Lorsque le texte cible consiste en un document visuel, les sens communiqués par les images et l’importance de l’ordre de ces dernières exigent des changements par rapport au texte source. Les sens exprimés par les images dans le contrat en bande dessinée que j’ai analysé ont été brièvement présentés. Par exemple, en se fondant sur la grammaire visuelle de Kress et van Leeuwen, on peut affirmer que la confiance du lecteur du contrat en bande dessinée à l’examen nait du regard, de la perspective et de la mise en page. Le regard direct entre le représentant du droit et le lecteur invite l’employé à travailler pour une entreprise qui valorise l’égalité et l’équité. Ce message abstrait n’est pas exprimé en toutes lettres dans le texte du contrat traditionnel, bien qu’il puisse être compris implicitement, en lisant entre les lignes.

L’un des changements majeurs survenant lors du processus de traduction concerne le genre. Parmi les caractéristiques de la bande dessinée se trouve la narration, laquelle s’est avérée un élément important lors de l’analyse des deux contrats. Le langage visuel des bandes dessinées suppose de laisser de la place à l’interprétation, alors qu’un texte juridique est censé être dense et exempt d’ambiguïté. En raison de cette différence fondamentale, une lutte entre les deux traditions a lieu. Du point de vue du contrat en bande dessinée, la logique de la narration est plus importante que l’ordre du texte juridique, alors que, du point de vue inverse, les contenus juridiques du contrat traditionnel sont plus importants que les conventions de la bande dessinée qui en font une histoire ouverte à interprétation. Ce constat nous mène donc à conclure que le contrat en bande dessinée n’est ni un contrat illustré ni un sous-genre du contrat, mais plutôt un genre hybride.

Toutefois, lors du processus de recherche, le contexte acquiert un rôle clé. Le contexte situationnel, le contexte culturel et, particulièrement, le contexte intertextuel constituent des éléments dont on a tenu compte lors du processus de traduction intersémiotique visant le transfert des contenus d’un document juridique verbal monomodal vers un format multimodal.

Le contexte situationnel offre des outils permettant de comprendre les détails qui empêchent le lecteur d’interpréter de manière excessive les contenus des illustrations du contrat. Par exemple, l’arrière-plan et les participants sont présentés de manière simple, la mise au point est nette et les couleurs sont claires. L’analyse révèle aussi que le contexte culturel englobant les symboles et les gestes employés dans le texte cible s’avère essentiel pour comprendre les sens exprimés dans le texte. Par contre, lors du processus de traduction d’un texte juridique, le droit, en tant qu’intertexte, se révèle incontournable.
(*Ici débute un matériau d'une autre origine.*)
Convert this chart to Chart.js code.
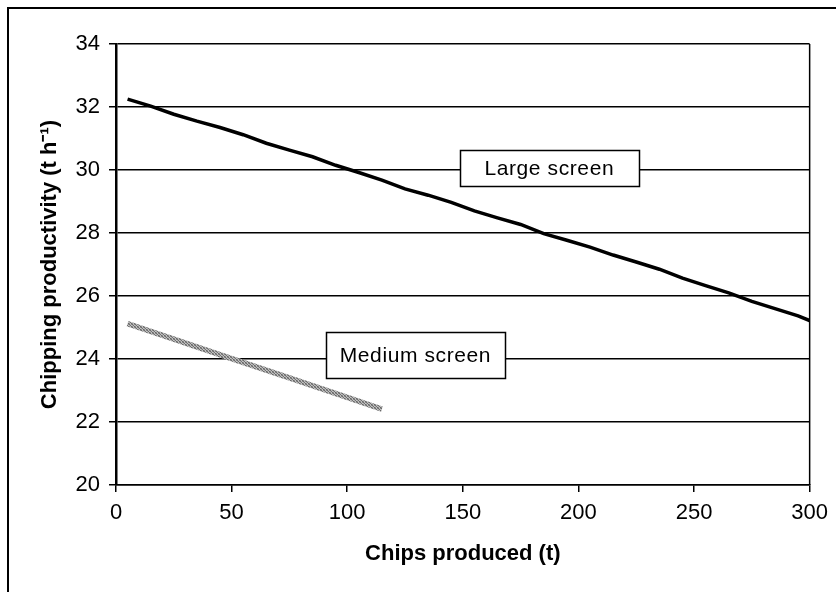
<!DOCTYPE html>
<html>
<head>
<meta charset="utf-8">
<script src="https://cdn.jsdelivr.net/npm/chart.js@4.4.1/dist/chart.umd.min.js"></script>
<style>
  html, body { margin: 0; padding: 0; background: #fff; }
  #wrap { position: relative; width: 836px; height: 592px; }
</style>
</head>
<body>
<div id="wrap"><canvas id="c" width="836" height="592"></canvas></div>
<script>
// ---- data ----
const largeX = [5, 15, 25, 35, 45, 55, 65, 75, 85, 95, 105, 115, 125, 135, 145, 155, 165, 175, 185, 195, 205, 215, 225, 235, 245, 255, 265, 275, 285, 295, 300];
const largeY = [32.25, 32.03, 31.77, 31.55, 31.35, 31.12, 30.85, 30.63, 30.42, 30.15, 29.92, 29.68, 29.40, 29.20, 28.97, 28.70, 28.48, 28.27, 27.98, 27.77, 27.55, 27.30, 27.08, 26.85, 26.57, 26.33, 26.10, 25.83, 25.60, 25.37, 25.22];
const mediumX = [5, 25, 50, 75, 100, 115];
const mediumY = [25.12, 24.63, 24.01, 23.40, 22.78, 22.41];
const seriesNames = ['Large screen', 'Medium screen'];
const xTicks = [0, 50, 100, 150, 200, 250, 300];
const yTicks = [20, 22, 24, 26, 28, 30, 32, 34];
const xTitle = 'Chips produced (t)';
const yTitle = 'Chipping productivity (t h\u207B\u00B9)';
// label anchor points (data coordinates)
const labelAnchors = [
  { text: seriesNames[0], x: 187.4, y: 30.06, w: 179, h: 36 },
  { text: seriesNames[1], x: 129.5, y: 24.13, w: 179, h: 46 }
];

function toPoints(xs, ys) { return xs.map((x, i) => ({ x: x, y: ys[i] })); }

// textured grey pattern for the medium-screen line
function makePattern() {
  const p = document.createElement('canvas');
  p.width = 3; p.height = 3;
  const g = p.getContext('2d');
  const cols = ['#6a6a6a', '#b8b8b8', '#8c8c8c', '#b0b0b0', '#707070', '#c4c4c4', '#909090', '#c0c0c0', '#666666'];
  for (let i = 0; i < 9; i++) { g.fillStyle = cols[i]; g.fillRect(i % 3, Math.floor(i / 3), 1, 1); }
  return g.createPattern(p, 'repeat');
}

const FONT = "'Liberation Sans', Arial, sans-serif";

const framePlugin = {
  id: 'frame',
  beforeDraw(chart) {
    const ctx = chart.ctx;
    ctx.save();
    ctx.fillStyle = '#fff';
    ctx.fillRect(0, 0, chart.width, chart.height);
    ctx.fillStyle = '#000';
    ctx.fillRect(7, 7, 2, chart.height - 7);
    ctx.fillRect(7, 7, chart.width - 7, 2);
    ctx.restore();
  },
  afterDraw(chart) {
    const ctx = chart.ctx;
    const a = chart.chartArea;
    ctx.save();
    ctx.strokeStyle = '#000';
    ctx.lineWidth = 1.5;
    ctx.beginPath();
    ctx.moveTo(a.right, a.top);
    ctx.lineTo(a.right, a.bottom);
    ctx.stroke();
    // series labels
    const xs = chart.scales.x, ys = chart.scales.y;
    ctx.font = '21px ' + FONT;
    if ('letterSpacing' in ctx) ctx.letterSpacing = '0.6px';
    ctx.textAlign = 'center';
    ctx.textBaseline = 'middle';
    labelAnchors.forEach(l => {
      const cx = xs.getPixelForValue(l.x), cy = ys.getPixelForValue(l.y);
      const x0 = Math.round(cx - l.w / 2) + 0.5, y0 = Math.round(cy - l.h / 2) + 0.5;
      ctx.fillStyle = '#fff';
      ctx.fillRect(x0, y0, l.w, l.h);
      ctx.lineWidth = 1.5;
      ctx.strokeStyle = '#000';
      ctx.strokeRect(x0, y0, l.w, l.h);
      ctx.fillStyle = '#000';
      ctx.fillText(l.text, cx, cy + 1);
    });
    ctx.restore();
  }
};

const ctx = document.getElementById('c').getContext('2d');
new Chart(ctx, {
  type: 'scatter',
  data: {
    datasets: [
      {
        label: seriesNames[0],
        data: toPoints(largeX, largeY),
        showLine: true,
        borderColor: '#000',
        borderWidth: 3.5,
        pointRadius: 0,
        tension: 0,
        order: 1
      },
      {
        label: seriesNames[1],
        data: toPoints(mediumX, mediumY),
        showLine: true,
        borderColor: makePattern(),
        borderWidth: 5.5,
        pointRadius: 0,
        tension: 0,
        order: 2
      }
    ]
  },
  options: {
    responsive: false,
    animation: false,
    devicePixelRatio: 1,
    layout: { padding: { left: 0, top: 44, right: 26, bottom: 0 } },
    plugins: { legend: { display: false }, tooltip: { enabled: false } },
    scales: {
      x: {
        type: 'linear',
        min: 0, max: 300,
        afterBuildTicks(s) { s.ticks = xTicks.map(v => ({ value: v })); },
        afterFit(s) { s.height = 107; },
        grid: { drawOnChartArea: false, drawTicks: true, tickLength: 7, color: '#000', lineWidth: 1.5 },
        border: { display: true, color: '#000', width: 1.5 },
        ticks: { color: '#000', font: { family: FONT, size: 22 }, padding: 8, maxRotation: 0 },
        title: { display: true, text: xTitle, color: '#000', font: { family: FONT, size: 22, weight: 'bold' }, padding: { top: 0, bottom: 25 } }
      },
      y: {
        min: 20, max: 34,
        afterBuildTicks(s) { s.ticks = yTicks.map(v => ({ value: v })); },
        afterFit(s) { s.width = 116; },
        grid: { drawOnChartArea: true, drawTicks: true, tickLength: 7, color: '#000', lineWidth: 1.5 },
        border: { display: true, color: '#000', width: 2.5 },
        ticks: { color: '#000', font: { family: FONT, size: 22 }, padding: 9 },
        title: { display: true, text: yTitle, color: '#000', font: { family: FONT, size: 22, weight: 'bold' }, padding: { top: 37, bottom: 0 } }
      }
    }
  },
  plugins: [framePlugin]
});
</script>
</body>
</html>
Le contrat en bande dessinée fait référence à la Sectoral Determination 13 du Basic Conditions of Employment qui s’avère l’assise de la lettre d’engagement (le texte source Letter of Appointment) dans laquelle des outils verbaux et visuels permettent de souligner le rôle primordial de celle-ci dans le texte.

L’objectif principal de cet article était d’analyser les moyens qui sont mis en oeuvre pour s’assurer que les informations présentées dans le contrat de style bande dessinée répondent de manière satisfaisante aux besoins des lecteurs. Lorsqu’on convertit un texte écrit en un format multimodal, il s’avère crucial que l’équipe de traduction possède des connaissances sur le sujet en question (le droit du travail) de même qu’une ouverture culturelle. La connaissance des éléments principaux des intertextes, en l’occurrence la Sectoral Determination 13, est importante, car l’artiste a besoin de ces informations pour décider de l’ordre des cases lors de la composition des planches et de la mise en page. Si les contenus essentiels du droit du travail sont absents ou exprimés de manière floue, cela risque de générer de l’incertitude et de déconcerter les parties signataires.

Après tout, l’objectif principal du contrat en bande dessinée est d’offrir un document juridique de remplacement pour les lecteurs analphabètes ou ne possédant pas les compétences nécessaires à la compréhension de la langue du contrat. L’analyse révèle que le résultat du processus de traduction consiste en un document juridique clair, compréhensible, sans ambiguïtés – et donc accessible – qui permet aux lecteurs du texte cible de comprendre leurs droits et obligations en tant qu’employés.